Imagine, if you can, that you are running a major supermarket chain. Let's keep it simple by keeping the role of head office to distributing the money and restocking the shelves. You need to know everything that has been sold every day. Using this you can work out how many orders to place for new stock and how much money should be distributed to your stores and suppliers. Now imagine your data protection officer says you can only see data related to customers who have loyalty cards. It will be impossible to pay your stores the correct amount or to keep the shelves stocked with what your customers want. The consequences will be catastrophic for the business.

This is an extremely simple analogy but it captures the essence of why partial data is a problem.

Central bodies in the NHS do a whole range of things that require complete datasets. How do you plan local services when your data about who uses them is incomplete? How do you understand where a service could be improved when the data might omit the details of the services most frequent users?
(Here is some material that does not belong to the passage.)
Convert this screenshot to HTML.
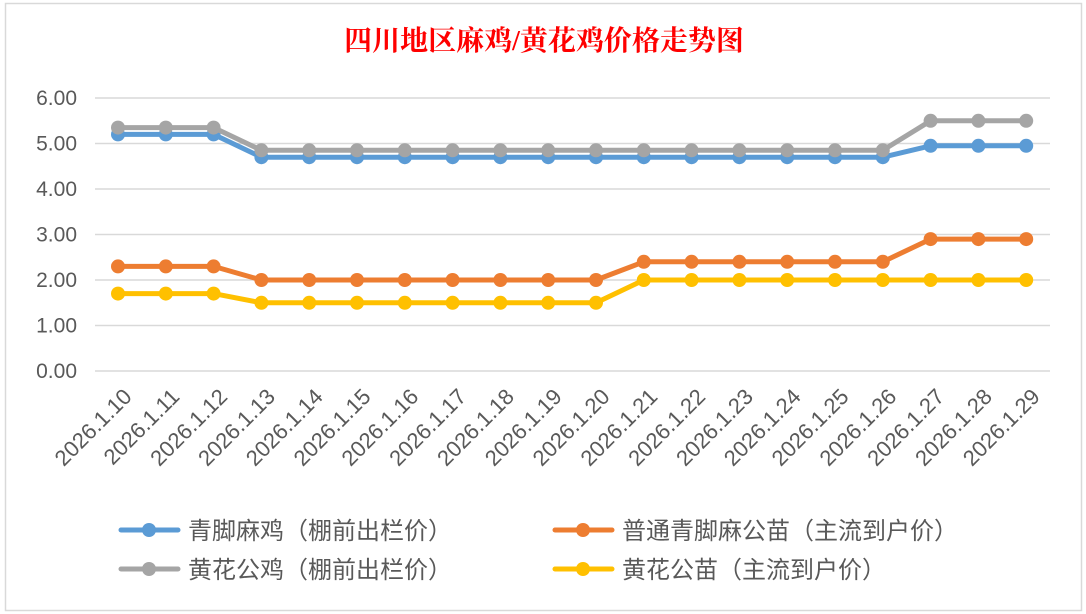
<!DOCTYPE html>
<html><head><meta charset="utf-8"><style>
body{margin:0;width:1086px;height:614px;background:#fff;overflow:hidden}
svg{display:block}
text{font-family:"Liberation Sans","Noto Sans CJK SC",sans-serif}
</style></head><body>
<svg id="s" width="1086" height="614" viewBox="0 0 1086 614">
<rect x="5.5" y="3.5" width="1076" height="607" fill="#fff" stroke="#d9d9d9" stroke-width="1.5"/>
<text x="544" y="50" text-anchor="middle" font-size="28" fill="#ff0000" style="font-family:'Liberation Serif','Noto Serif CJK SC',serif;font-weight:bold">四川地区麻鸡/黄花鸡价格走势图</text>
<g stroke="#d9d9d9" stroke-width="1.5">
<line x1="95" x2="1050" y1="98" y2="98"/><line x1="95" x2="1050" y1="143.5" y2="143.5"/>
<line x1="95" x2="1050" y1="189" y2="189"/><line x1="95" x2="1050" y1="234.5" y2="234.5"/>
<line x1="95" x2="1050" y1="280" y2="280"/><line x1="95" x2="1050" y1="325.5" y2="325.5"/>
<line x1="95" x2="1050" y1="371" y2="371"/>
</g>
<g font-size="21" fill="#595959" text-anchor="end">
<text x="77" y="105">6.00</text><text x="77" y="150.5">5.00</text><text x="77" y="196">4.00</text>
<text x="77" y="241.5">3.00</text><text x="77" y="287">2.00</text><text x="77" y="332.5">1.00</text>
<text x="77" y="378">0.00</text>
</g>
<g id="series"></g>
<g font-size="22" fill="#595959" text-anchor="end">
<text transform="translate(133,398) rotate(-45)">2026.1.10</text>
<text transform="translate(180.8,398) rotate(-45)">2026.1.11</text>
<text transform="translate(228.6,398) rotate(-45)">2026.1.12</text>
<text transform="translate(276.4,398) rotate(-45)">2026.1.13</text>
<text transform="translate(324.2,398) rotate(-45)">2026.1.14</text>
<text transform="translate(372,398) rotate(-45)">2026.1.15</text>
<text transform="translate(419.8,398) rotate(-45)">2026.1.16</text>
<text transform="translate(467.6,398) rotate(-45)">2026.1.17</text>
<text transform="translate(515.4,398) rotate(-45)">2026.1.18</text>
<text transform="translate(563.2,398) rotate(-45)">2026.1.19</text>
<text transform="translate(611,398) rotate(-45)">2026.1.20</text>
<text transform="translate(658.8,398) rotate(-45)">2026.1.21</text>
<text transform="translate(706.6,398) rotate(-45)">2026.1.22</text>
<text transform="translate(754.4,398) rotate(-45)">2026.1.23</text>
<text transform="translate(802.2,398) rotate(-45)">2026.1.24</text>
<text transform="translate(850,398) rotate(-45)">2026.1.25</text>
<text transform="translate(897.8,398) rotate(-45)">2026.1.26</text>
<text transform="translate(945.6,398) rotate(-45)">2026.1.27</text>
<text transform="translate(993.4,398) rotate(-45)">2026.1.28</text>
<text transform="translate(1041.2,398) rotate(-45)">2026.1.29</text>
</g>
<g stroke-width="5" stroke-linecap="round">
<line x1="121" x2="178" y1="530" y2="530" stroke="#5b9bd5"/><circle cx="149" cy="530" r="7" fill="#5b9bd5"/>
<line x1="121" x2="178" y1="569" y2="569" stroke="#a5a5a5"/><circle cx="149" cy="569" r="7" fill="#a5a5a5"/>
<line x1="555" x2="612" y1="530" y2="530" stroke="#ed7d31"/><circle cx="583" cy="530" r="7" fill="#ed7d31"/>
<line x1="555" x2="612" y1="569" y2="569" stroke="#ffc000"/><circle cx="583" cy="569" r="7" fill="#ffc000"/>
</g>
<g font-size="24" fill="#595959">
<text x="188" y="539">青脚麻鸡（棚前出栏价）</text>
<text x="188" y="578">黄花公鸡（棚前出栏价）</text>
<text x="622" y="539">普通青脚麻公苗（主流到户价）</text>
<text x="622" y="578">黄花公苗（主流到户价）</text>
</g>
</svg>
<script>
var S=[["#5b9bd5",[5.2,5.2,5.2,4.7,4.7,4.7,4.7,4.7,4.7,4.7,4.7,4.7,4.7,4.7,4.7,4.7,4.7,4.95,4.95,4.95]],
["#a5a5a5",[5.35,5.35,5.35,4.85,4.85,4.85,4.85,4.85,4.85,4.85,4.85,4.85,4.85,4.85,4.85,4.85,4.85,5.5,5.5,5.5]],
["#ed7d31",[2.3,2.3,2.3,2,2,2,2,2,2,2,2,2.4,2.4,2.4,2.4,2.4,2.4,2.9,2.9,2.9]],
["#ffc000",[1.7,1.7,1.7,1.5,1.5,1.5,1.5,1.5,1.5,1.5,1.5,2,2,2,2,2,2,2,2,2]]];
var g=document.getElementById('series'),h='';
S.forEach(function(s){var p=s[1].map(function(v,i){return (118+i*47.8).toFixed(1)+','+(371-45.5*v).toFixed(1)});
h+='<polyline fill="none" stroke="'+s[0]+'" stroke-width="5" stroke-linejoin="round" points="'+p.join(' ')+'"/>';
p.forEach(function(q){var a=q.split(',');h+='<circle cx="'+a[0]+'" cy="'+a[1]+'" r="7" fill="'+s[0]+'"/>';});});
g.innerHTML=h;
</script>
</body></html>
How do you pay hospitals when you don't know how much activity they did? How do you work out the correct prices for that activity when the information about a significant chunk of the costs is missing?

What is disturbing is that the desire to remove data contradicts one of the goals of the patient opt-out. The original promise was that any opt out would not affect the care given to patients. This promise can't be kept if the people planning the service can't see all the data.

Without complete data, paying hospitals for what they do could be problematic for two different reasons. Hospitals are paid standard prices for most of their activity (for example, a standard cataract removal is £704 on the current tariff). The NHS has to know how many operations have happend to pay the hospitals the right amount. But it also has to calculate what that price is by a sophisticated process that maps all the costs associated with an operation onto the number of operations that a hospital does. Obviously, if the prices are wrong hospitals won't be able to cover their costs with the money they are paid. The prices are currently recalculated every year so the effect of errors in the price calculation won't show up immediately. But calculating prices with incomplete data can lead to potentially major errors.

Given that omitting data for some patients from the system that pays hospitals after january would be immediately apocalyptic for hospital finances, I presume that there will be some exemption. But, if there is, then the supposed protection of the data of patients expressing an opt out will be undermined. We can't even be sure what will happen as none of the people who know how the payment system and price calculations work have even been consulted on the effects of removing some data from their data sources.

What should be done
In a world where the people writing policy knew what they were talking about this is what would happen.

The HSCIC would fulfill its ICO obligations by restricting the data provided to non-NHS bodies. So medical researchers and drug companies would only get the data about patients who have not expressed an objection to data sharing. The HSCIC would send a strong message that it was enforcing patients' decisions about sharing their data. NHS bodies would continue to get complete data at least until a clearer definition of a type 2 objection has been formulated. This should be clear enough that doctors and patients understand exactly who can and can't have their data and, if the rules are set so the NHS can't use the data internally, the patients understand the significant implications for their care of not sharing their data.

Then we should identify everyone involved in setting this apocalyptically dumb policy and either sack them or move them to jobs where they can't do any more damage.